Abby: I think it’s almost 4,000 at this point for Slay the Princess?

Tony: (laughs)

Abby: …Oh, is it more than that?

Tony: It’s way beyond! Yeah, there’s close to 4,000 sprites or individual frames in the base game and we’re probably adding another thousand or two.

Abby: And every time she moves I need to draw an entirely separate image. But if I just have set animations for “This is when you’re walking, this is when you’re scared,” that sort of thing. Like, it’s still a lot, but it’s nowhere near as much as just … every single time something happens, I have to draw an entirely new image.

Tony: There’s a thing that I get really jealous of with isometric RPGs too, and just, like, kind of more open-exploration RPGs. Their scene transitions are so effortless, right? In Disco Elysium, if you’re deciding you’re switching from looking into this to looking into that, as the player, you move your guys there. There’s no big “Here’s a new scene, we’re setting it up!” and all of this other stuff.

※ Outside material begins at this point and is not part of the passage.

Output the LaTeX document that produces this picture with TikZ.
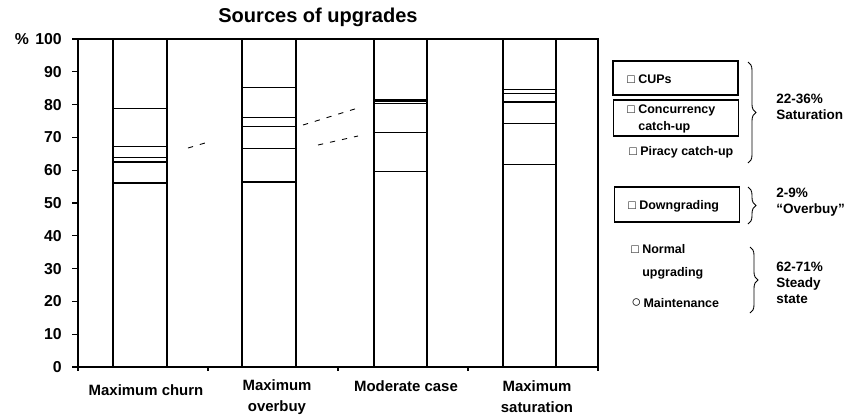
\documentclass[tikz,border=0pt]{standalone}
\usepackage{fontspec}
\setmainfont{Liberation Sans}
\usetikzlibrary{decorations.pathreplacing,positioning}

\tikzset{
  frame/.style={line width=0.6pt},
  bar/.style={draw, line width=0.6pt},
  guide/.style={dashed, line width=0.5pt, dash pattern=on 3pt off 4pt},
  legbox/.style={draw, line width=0.6pt, minimum width=2.5cm, inner sep=0pt},
  legtext/.style={anchor=west, inner sep=0pt, align=left,
    font=\fontsize{7.1}{9.6}\selectfont\bfseries},
  sumtext/.style={anchor=west, inner sep=0pt, align=left,
    font=\fontsize{7.7}{9}\selectfont\bfseries},
  axtext/.style={inner sep=0pt, align=center,
    font=\fontsize{8.5}{12}\selectfont\bfseries},
  ticktext/.style={anchor=east, inner sep=0pt,
    font=\fontsize{9}{10}\selectfont\bfseries},
  curly/.style={decorate, decoration={brace, amplitude=0.16cm}, line width=0.5pt},
  declare function={py(\v)=367-3.28*\v;}
}

\begin{document}
\begin{tikzpicture}[x=0.02cm, y=-0.02cm]
      \useasboundingbox (0,0) rectangle (849,417);

      % title
      \node[font=\fontsize{11.4}{13}\selectfont\bfseries] (title) at (318,17) {Sources of upgrades};

      % frame and axis
      \draw[frame] (78,{py(0)}) rectangle (598,{py(100)});
      \foreach \v in {0,10,...,100} {
        \draw[frame] (72,{py(\v)}) -- (78,{py(\v)});
        \node[ticktext] (t\v) at (62,{py(\v)}) {\v};
      }
      \node[ticktext, anchor=center] (pct) at (22,{py(100)}) {\%};
      \foreach \x in {78,208,338,468,598}
        \draw[frame] (\x,{py(0)}) -- (\x,{py(0)+4});

      % the four bars, each cut at its stacked shares
      \draw[bar] (113,{py(0)}) rectangle (167,{py(100)});
      \foreach \v in {78.7,67.1,64.0,62.5,56.1}
        \draw[frame] (113,{py(\v)}) -- (167,{py(\v)});

      \draw[bar] (242,{py(0)}) rectangle (296,{py(100)});
      \foreach \v in {85.1,76.2,73.2,66.5,56.4}
        \draw[frame] (242,{py(\v)}) -- (296,{py(\v)});

      \draw[bar] (374,{py(0)}) rectangle (427,{py(100)});
      \foreach \v in {81.7,81.1,80.2,71.6,59.5}
        \draw[frame] (374,{py(\v)}) -- (427,{py(\v)});

      \draw[bar] (503,{py(0)}) rectangle (556,{py(100)});
      \foreach \v in {84.7,83.5,80.8,74.1,61.6}
        \draw[frame] (503,{py(\v)}) -- (556,{py(\v)});

      % dashed guides between bars
      \coordinate (g1a) at (188,148);
      \coordinate (g1b) at (205,143);
      \coordinate (g2a) at (303,125);
      \coordinate (g2b) at (358,108);
      \coordinate (g3a) at (318,145);
      \coordinate (g3b) at (358,136);
      \draw[guide] (g1a) -- (g1b);
      \draw[guide] (g2a) -- (g2b);
      \draw[guide] (g3a) -- (g3b);

      % category labels
      \node[axtext] (churn) at (146,390) {Maximum churn};
      \node[axtext] (overbuy) at (277,397) {Maximum\\overbuy};
      \node[axtext] (moderate) at (406,386) {Moderate case};
      \node[axtext] (saturation) at (537,397) {Maximum\\saturation};

      % legend
      \node[legbox, minimum height=0.68cm] (cupbox) at (675.5,78) {};
      \node[legtext] (cups) at (627,79) {□ CUPs};
      \node[legbox, minimum height=0.72cm] (concbox) at (676,118) {};
      \node[legtext] (conc) at (627,118.5) {□ Concurrency\\\phantom{□ }catch-up};
      \node[legtext] (piracy) at (629,152) {□ Piracy catch-up};
      \node[legbox, minimum height=0.7cm] (downbox) at (677,204.5) {};
      \node[legtext] (down) at (628,206) {□ Downgrading};
      \node[legtext] (normal) at (631,261.5) {□ Normal\\[3.5pt]\phantom{□ }upgrading};
      \node[legtext] (maint) at (631,303) {{\fontsize{9.5}{9}\selectfont ○}\,Maintenance};

      % braces and shares
      \coordinate (b1top) at (748,62);
      \coordinate (b1bot) at (748,163);
      \coordinate (b2top) at (748,187);
      \coordinate (b2bot) at (748,224);
      \coordinate (b3top) at (750,247);
      \coordinate (b3bot) at (750,313);
      \draw[curly] (b1top) -- (b1bot);
      \draw[curly] (b2top) -- (b2bot);
      \draw[curly] (b3top) -- (b3bot);
      \node[sumtext] (satshare) at (776,107) {22-36\%\\Saturation};
      \node[sumtext] (overshare) at (776,202.5) {2-9\%\\“Overbuy”};
      \node[sumtext] (steadyshare) at (776,283) {62-71\%\\Steady\\state};

\end{tikzpicture}
\end{document}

Abby: Yeah, you just move over there. And also it means that I can just draw one big background and you’re on it, instead of having to draw a different background for every single angle that you see.

MW: And I love your backgrounds, by the way.

Abby: Thank you! I really love drawing background work, like, oh my gosh, it’s so much fun. Especially Scarlet Hollow, I get to fill the rooms up with stuff! It’s great.

MW: It kind of gives me an old Mad Magazine vibe, where there’s so much stuff that it feels like the stuff in front is almost an afterthought.

Abby: Yeah, I love busy backgrounds!

MW: Finally, the most devastating question of them all. Which princess would be most willing to accept a bag of boiled peanuts?

Abby: The Damsel. She’ll take anything. She’ll just be like “Thank you! This is the best thing I’ve ever seen in my life! Thank you!”

Tony: …I could imagine The Witch enjoying them.

Abby: Oh, she would, but you offering them means she can’t take them.

Tony: Yeah, but she could maybe enjoy them in secret after killing you.

Abby: That’s fair, but she wouldn’t be the most willing to take them.

Tony: No no no, it must be The Damsel.

Abby: She would just sit there and be like “Is that so? Oh my goodness!”